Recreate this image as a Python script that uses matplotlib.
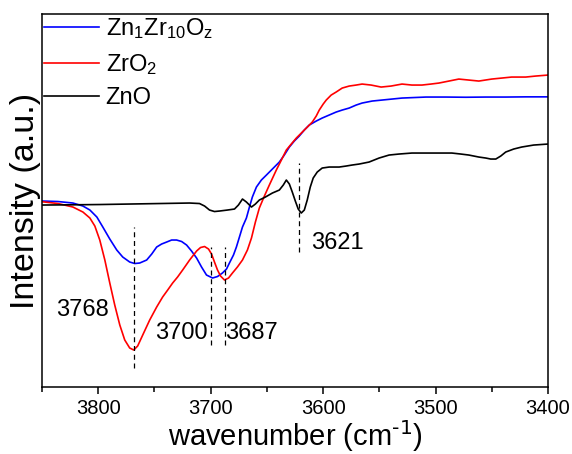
import numpy as np
import matplotlib
matplotlib.use("Agg")
import matplotlib.pyplot as plt
from matplotlib.ticker import MultipleLocator

plt.rcParams['font.family'] = ['Liberation Sans', 'DejaVu Sans']
plt.rcParams['mathtext.default'] = 'regular'

# ZrO2 (red)
wn_zro2 = [3850, 3835.8, 3822.5, 3813.6, 3807.4, 3803.0, 3798.6, 3794.1, 3789.7, 3785.3,
           3780.8, 3776.4, 3772.0, 3768.4, 3764.9, 3760.4, 3754.2, 3748.0, 3742.7, 3738.2,
           3733.8, 3729.4, 3724.9, 3718.7, 3712.5, 3709.0, 3705.4, 3701.9, 3699.2, 3696.6,
           3693.9, 3691.2, 3687.7, 3684.1, 3680.6, 3676.2, 3671.7, 3667.3, 3663.7, 3660.2,
           3656.7, 3652.2, 3647.8, 3641.6, 3637.1, 3632.7, 3628.3, 3623.8, 3616.7, 3609.6,
           3606.1, 3603.4, 3599.9, 3597.2, 3592.8, 3588.4, 3583.0, 3576.8, 3570.6, 3565.3,
           3557.3, 3548.4, 3539.6, 3529.8, 3521.0, 3512.1, 3504.1, 3497.0, 3488.1, 3479.3,
           3470.4, 3461.5, 3450.0, 3441.1, 3432.3, 3419.8, 3411.0, 3400]
i_zro2 = [18.53, 18.35, 18.0, 17.5, 16.9, 16.1, 14.7, 12.7, 10.4, 8.2,
          6.2, 4.7, 3.9, 3.7, 4.1, 5.2, 6.7, 8.0, 9.0, 9.7,
          10.4, 11.0, 11.7, 12.7, 13.6, 13.95, 14.05, 13.8, 13.3, 12.5,
          11.7, 11.1, 10.7, 10.9, 11.4, 12.0, 12.7, 13.7, 14.9, 16.5,
          17.9, 19.1, 20.2, 21.7, 22.7, 23.7, 24.3, 24.9, 25.7, 26.5,
          27.1, 27.7, 28.3, 28.7, 29.2, 29.5, 29.9, 30.1, 30.2, 30.3,
          30.2, 30.0, 30.1, 30.3, 30.2, 30.2, 30.3, 30.4, 30.6, 30.8,
          30.7, 30.6, 30.8, 30.9, 31.0, 31.0, 31.1, 31.2]

# Zn1Zr10Oz (blue)
wn_znzr = [3850, 3835.8, 3822.5, 3813.6, 3807.4, 3801.2, 3795.9, 3789.7, 3783.5, 3778.2,
           3772.0, 3767.5, 3763.1, 3756.9, 3752.4, 3748.0, 3743.6, 3739.1, 3734.7, 3730.3,
           3725.8, 3721.4, 3717.0, 3712.5, 3708.1, 3703.7, 3698.3, 3693.9, 3689.5, 3685.9,
           3683.3, 3679.7, 3677.1, 3674.4, 3671.7, 3668.2, 3665.5, 3662.9, 3659.3, 3654.9,
           3650.4, 3645.1, 3638.9, 3634.5, 3630.0, 3625.6, 3621.2, 3616.7, 3612.3, 3606.1,
           3600.8, 3594.6, 3588.4, 3583.0, 3576.8, 3570.6, 3565.3, 3556.4, 3547.6, 3538.7,
           3529.8, 3519.2, 3508.5, 3490.8, 3473.1, 3455.3, 3437.6, 3419.8, 3400]
i_znzr = [18.6, 18.55, 18.4, 18.1, 17.7, 17.0, 16.0, 14.8, 13.7, 13.0,
          12.5, 12.35, 12.4, 12.7, 13.3, 14.0, 14.3, 14.5, 14.7, 14.7,
          14.55, 14.2, 13.6, 12.9, 12.0, 11.2, 10.9, 11.05, 11.4, 11.8,
          12.4, 13.2, 14.0, 15.0, 16.0, 16.9, 18.0, 19.0, 20.0, 20.7,
          21.2, 21.8, 22.5, 23.2, 24.0, 24.6, 25.1, 25.7, 26.2, 26.6,
          26.9, 27.2, 27.5, 27.7, 27.9, 28.2, 28.4, 28.6, 28.7, 28.8,
          28.9, 28.95, 29.0, 29.0, 28.98, 29.0, 29.0, 29.02, 29.02]

# ZnO (black)
wn_zno = [3850, 3825.2, 3798.6, 3772.0, 3745.3, 3718.7, 3709.9, 3705.4, 3701.0, 3696.6,
          3692.1, 3685.0, 3678.8, 3675.3, 3671.7, 3668.2, 3663.7, 3660.2, 3656.7, 3651.3,
          3645.1, 3638.9, 3635.4, 3632.7, 3630.0, 3627.4, 3624.7, 3622.1, 3619.4, 3616.7,
          3614.1, 3611.4, 3608.8, 3605.2, 3600.8, 3594.6, 3585.7, 3579.5, 3574.2, 3567.9,
          3559.1, 3550.2, 3541.3, 3532.5, 3521.0, 3505.9, 3485.5, 3477.5, 3470.4, 3461.5,
          3455.3, 3450.9, 3446.4, 3442.0, 3437.6, 3430.5, 3423.4, 3412.7, 3400]
i_zno = [18.2, 18.22, 18.25, 18.3, 18.35, 18.4, 18.35, 18.1, 17.7, 17.55,
         17.6, 17.7, 17.8, 18.2, 18.8, 18.5, 18.0, 18.3, 18.7, 19.0,
         19.4, 19.7, 20.2, 20.7, 20.3, 19.5, 18.6, 17.8, 17.4, 17.7,
         18.7, 20.0, 20.9, 21.5, 21.9, 22.0, 22.0, 22.1, 22.2, 22.3,
         22.5, 22.9, 23.2, 23.3, 23.4, 23.4, 23.4, 23.3, 23.2, 23.0,
         22.9, 22.8, 22.8, 23.1, 23.5, 23.8, 24.0, 24.2, 24.3]

# peak markers: position, dashed line range, label position
peaks = [3768, 3700, 3687, 3621]
peak_lo = [1.9, 4.2, 4.2, 13.5]
peak_hi = [16.0, 14.0, 14.0, 22.4]
label_x = [3813.6, 3725.8, 3663.7, 3587.5]
label_y = [7.7, 5.4, 5.4, 14.4]

fig, ax = plt.subplots(figsize=(5.72, 4.54), dpi=100)
plt.subplots_adjust(left=0.0734, right=0.958, bottom=0.1476, top=0.969)

ax.plot(wn_znzr, i_znzr, color='#0000ff', lw=1.2, solid_joinstyle='round', label='Zn$_1$Zr$_{10}$O$_z$')
ax.plot(wn_zro2, i_zro2, color='#ff0000', lw=1.2, solid_joinstyle='round', label='ZrO$_2$')
ax.plot(wn_zno, i_zno, color='black', lw=1.2, solid_joinstyle='round', label='ZnO')

for p, lo, hi, lx, ly in zip(peaks, peak_lo, peak_hi, label_x, label_y):
    ax.plot([p, p], [lo, hi], color='black', lw=0.9, ls=(0, (4, 3)))
    ax.text(lx, ly, str(p), fontsize=17, ha='center', va='center')

ax.set_xlim(3850, 3400)
ax.set_ylim(0, 37.3)
ax.set_yticks([])
ax.xaxis.set_major_locator(MultipleLocator(100))
ax.xaxis.set_minor_locator(MultipleLocator(50))
ax.tick_params(axis='x', which='major', direction='out', length=5, width=1.1, labelsize=14.5)
ax.tick_params(axis='x', which='minor', direction='out', length=3.5, width=1.1)
for s in ax.spines.values():
    s.set_linewidth(1.1)

ax.set_xlabel('wavenumber (cm$^{\\text{-1}}$)', fontsize=21, labelpad=0)
ax.set_ylabel('Intensity (a.u.)', fontsize=24.5, labelpad=1)

ax.legend(loc='upper left', bbox_to_anchor=(0, 1), frameon=False, fontsize=17,
          borderpad=0.1, borderaxespad=0, handlelength=2.3, handletextpad=0.3,
          labelspacing=0.45)

plt.savefig('out.png', dpi=100)
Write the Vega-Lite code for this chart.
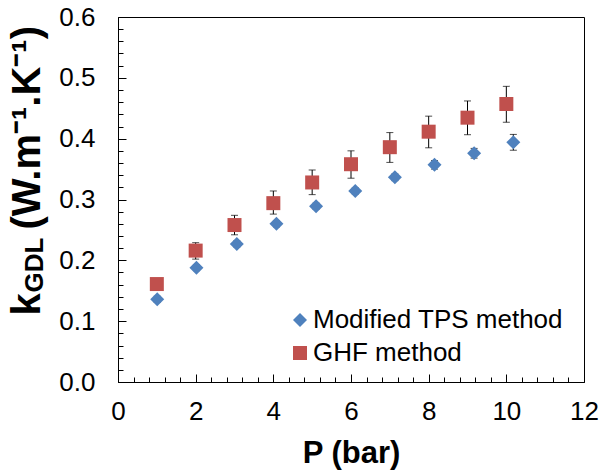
{
  "$schema": "https://vega.github.io/schema/vega-lite/v6.json",
  "width": 466,
  "height": 365,
  "autosize": "none",
  "padding": {"left": 118, "top": 17, "right": 16, "bottom": 94},
  "background": "white",
  "config": {"view": {"stroke": "black", "strokeWidth": 1}, "font": "Liberation Sans"},
  "data": {"values": [
    {"series": "Modified TPS method", "P": 1.01, "k": 0.136, "lo": 0.131, "hi": 0.141},
    {"series": "Modified TPS method", "P": 2.02, "k": 0.188, "lo": 0.183, "hi": 0.193},
    {"series": "Modified TPS method", "P": 3.06, "k": 0.227, "lo": 0.222, "hi": 0.232},
    {"series": "Modified TPS method", "P": 4.08, "k": 0.260, "lo": 0.255, "hi": 0.265},
    {"series": "Modified TPS method", "P": 5.10, "k": 0.289, "lo": 0.284, "hi": 0.294},
    {"series": "Modified TPS method", "P": 6.11, "k": 0.314, "lo": 0.309, "hi": 0.319},
    {"series": "Modified TPS method", "P": 7.13, "k": 0.3365, "lo": 0.331, "hi": 0.342},
    {"series": "Modified TPS method", "P": 8.15, "k": 0.357, "lo": 0.350, "hi": 0.364},
    {"series": "Modified TPS method", "P": 9.17, "k": 0.376, "lo": 0.368, "hi": 0.384},
    {"series": "Modified TPS method", "P": 10.18, "k": 0.394, "lo": 0.381, "hi": 0.407},
    {"series": "GHF method", "P": 1, "k": 0.161, "lo": 0.155, "hi": 0.167},
    {"series": "GHF method", "P": 2, "k": 0.216, "lo": 0.202, "hi": 0.229},
    {"series": "GHF method", "P": 3, "k": 0.258, "lo": 0.242, "hi": 0.274},
    {"series": "GHF method", "P": 4, "k": 0.294, "lo": 0.276, "hi": 0.314},
    {"series": "GHF method", "P": 5, "k": 0.328, "lo": 0.308, "hi": 0.3485},
    {"series": "GHF method", "P": 6, "k": 0.358, "lo": 0.335, "hi": 0.380},
    {"series": "GHF method", "P": 7, "k": 0.386, "lo": 0.361, "hi": 0.410},
    {"series": "GHF method", "P": 8, "k": 0.4115, "lo": 0.385, "hi": 0.437},
    {"series": "GHF method", "P": 9, "k": 0.4345, "lo": 0.4065, "hi": 0.462},
    {"series": "GHF method", "P": 10, "k": 0.457, "lo": 0.427, "hi": 0.486}
  ]},
  "encoding": {
    "x": {"field": "P", "type": "quantitative",
      "scale": {"domain": [0, 12], "nice": false, "zero": false},
      "axis": {
        "values": [0,0.4,0.8,1.2,1.6,2,2.4,2.8,3.2,3.6,4,4.4,4.8,5.2,5.6,6,6.4,6.8,7.2,7.6,8,8.4,8.8,9.2,9.6,10,10.4,10.8,11.2,11.6,12],
        "labelExpr": "abs(datum.value/2 - round(datum.value/2)) < 1e-6 ? format(datum.value, 'd') : ''",
        "tickSize": {"condition": {"test": "abs(datum.value/2 - round(datum.value/2)) < 1e-6", "value": -8}, "value": -5},
        "tickColor": "black", "tickWidth": 1,
        "domainColor": "black", "domainWidth": 1,
        "grid": false,
        "labelFont": "Liberation Sans", "labelFontSize": 26, "labelColor": "black",
        "labelPadding": 24, "labelFlush": false, "labelOverlap": false, "labelBound": false,
        "title": "P (bar)", "titleFont": "Liberation Sans", "titleFontSize": 31, "titleFontWeight": "bold", "titleColor": "black",
        "titleBaseline": "alphabetic", "titleY": 80, "titleX": 233
      }
    }
  },
  "layer": [
    {
      "mark": {"type": "rule", "color": "black", "strokeWidth": 1},
      "encoding": {
        "y": {"field": "lo", "type": "quantitative",
          "scale": {"domain": [0, 0.6], "nice": false, "zero": false},
          "axis": {
            "orient": "left",
            "values": [0,0.02,0.04,0.06,0.08,0.1,0.12,0.14,0.16,0.18,0.2,0.22,0.24,0.26,0.28,0.3,0.32,0.34,0.36,0.38,0.4,0.42,0.44,0.46,0.48,0.5,0.52,0.54,0.56,0.58,0.6],
            "labelExpr": "abs(datum.value*10 - round(datum.value*10)) < 1e-6 ? format(datum.value, '.1f') : ''",
            "tickSize": {"condition": {"test": "abs(datum.value*10 - round(datum.value*10)) < 1e-6", "value": -8}, "value": -5},
            "tickColor": "black", "tickWidth": 1,
            "domainColor": "black", "domainWidth": 1,
            "grid": false,
            "labelFont": "Liberation Sans", "labelFontSize": 26, "labelColor": "black",
            "labelPadding": 31, "labelOverlap": false, "labelBound": false, "labelFlush": false,
            "title": "k", "titleFont": "Liberation Sans", "titleFontSize": 40, "titleFontWeight": "bold", "titleColor": "black",
            "titleAngle": 270, "titleAlign": "left", "titleBaseline": "alphabetic",
            "titleX": -79, "titleY": 298
          }
        },
        "y2": {"field": "hi"}
      }
    },
    {
      "mark": {"type": "tick", "orient": "horizontal", "size": 7, "thickness": 1, "color": "black"},
      "encoding": {
        "y": {"field": "lo", "type": "quantitative",
          "axis": {
            "orient": "left", "labels": false, "ticks": false, "domain": false, "grid": false,
            "title": "GDL", "titleFont": "Liberation Sans", "titleFontSize": 26, "titleFontWeight": "bold", "titleColor": "black",
            "titleAngle": 270, "titleAlign": "left", "titleBaseline": "alphabetic",
            "titleX": -76, "titleY": 275
          }
        }
      }
    },
    {
      "mark": {"type": "tick", "orient": "horizontal", "size": 7, "thickness": 1, "color": "black"},
      "encoding": {
        "y": {"field": "hi", "type": "quantitative",
          "axis": {
            "orient": "left", "labels": false, "ticks": false, "domain": false, "grid": false,
            "title": "(W.m⁻¹.K⁻¹)", "titleFont": "Liberation Sans", "titleFontSize": 40, "titleFontWeight": "bold", "titleColor": "black",
            "titleAngle": 270, "titleAlign": "left", "titleBaseline": "alphabetic",
            "titleX": -79, "titleY": 212
          }
        }
      }
    },
    {
      "mark": {"type": "point", "filled": true, "opacity": 1, "size": 196, "strokeWidth": 0},
      "encoding": {
        "y": {"field": "k", "type": "quantitative", "axis": null},
        "color": {"field": "series", "type": "nominal",
          "scale": {"domain": ["Modified TPS method", "GHF method"], "range": ["#4F81BD", "#C0504D"]},
          "legend": {
            "orient": "none", "legendX": 169, "legendY": 290, "title": null, "padding": 0,
            "symbolSize": 196, "symbolStrokeWidth": 0,
            "labelFont": "Liberation Sans", "labelFontSize": 26, "labelColor": "black", "labelLimit": 400,
            "labelOffset": 0, "rowPadding": 7
          }
        },
        "shape": {"field": "series", "type": "nominal",
          "scale": {"domain": ["Modified TPS method", "GHF method"], "range": ["diamond", "square"]}
        }
      }
    }
  ],
  "resolve": {"axis": {"y": "independent"}}
}
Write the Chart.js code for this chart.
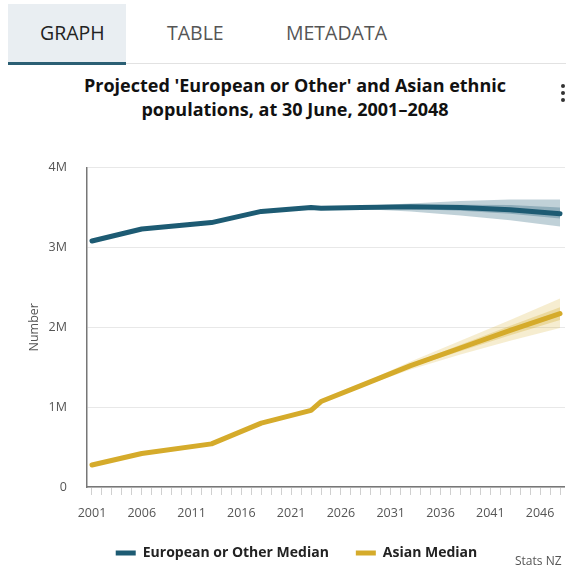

__________

> **Instruction**
Reproduce the records word for word, please, from their first line up to and including the line that contains "30.7, 30.6, 30.8, 30.9, 31.0, 31.0, 31.1, 31.2]", but no pictures.

> **Written solution**
Recreate this image as a Python script that uses matplotlib.
import numpy as np
import matplotlib
matplotlib.use("Agg")
import matplotlib.pyplot as plt
from matplotlib.ticker import MultipleLocator

plt.rcParams['font.family'] = ['Liberation Sans', 'DejaVu Sans']
plt.rcParams['mathtext.default'] = 'regular'

# ZrO2 (red)
wn_zro2 = [3850, 3835.8, 3822.5, 3813.6, 3807.4, 3803.0, 3798.6, 3794.1, 3789.7, 3785.3,
           3780.8, 3776.4, 3772.0, 3768.4, 3764.9, 3760.4, 3754.2, 3748.0, 3742.7, 3738.2,
           3733.8, 3729.4, 3724.9, 3718.7, 3712.5, 3709.0, 3705.4, 3701.9, 3699.2, 3696.6,
           3693.9, 3691.2, 3687.7, 3684.1, 3680.6, 3676.2, 3671.7, 3667.3, 3663.7, 3660.2,
           3656.7, 3652.2, 3647.8, 3641.6, 3637.1, 3632.7, 3628.3, 3623.8, 3616.7, 3609.6,
           3606.1, 3603.4, 3599.9, 3597.2, 3592.8, 3588.4, 3583.0, 3576.8, 3570.6, 3565.3,
           3557.3, 3548.4, 3539.6, 3529.8, 3521.0, 3512.1, 3504.1, 3497.0, 3488.1, 3479.3,
           3470.4, 3461.5, 3450.0, 3441.1, 3432.3, 3419.8, 3411.0, 3400]
i_zro2 = [18.53, 18.35, 18.0, 17.5, 16.9, 16.1, 14.7, 12.7, 10.4, 8.2,
          6.2, 4.7, 3.9, 3.7, 4.1, 5.2, 6.7, 8.0, 9.0, 9.7,
          10.4, 11.0, 11.7, 12.7, 13.6, 13.95, 14.05, 13.8, 13.3, 12.5,
          11.7, 11.1, 10.7, 10.9, 11.4, 12.0, 12.7, 13.7, 14.9, 16.5,
          17.9, 19.1, 20.2, 21.7, 22.7, 23.7, 24.3, 24.9, 25.7, 26.5,
          27.1, 27.7, 28.3, 28.7, 29.2, 29.5, 29.9, 30.1, 30.2, 30.3,
          30.2, 30.0, 30.1, 30.3, 30.2, 30.2, 30.3, 30.4, 30.6, 30.8,
          30.7, 30.6, 30.8, 30.9, 31.0, 31.0, 31.1, 31.2]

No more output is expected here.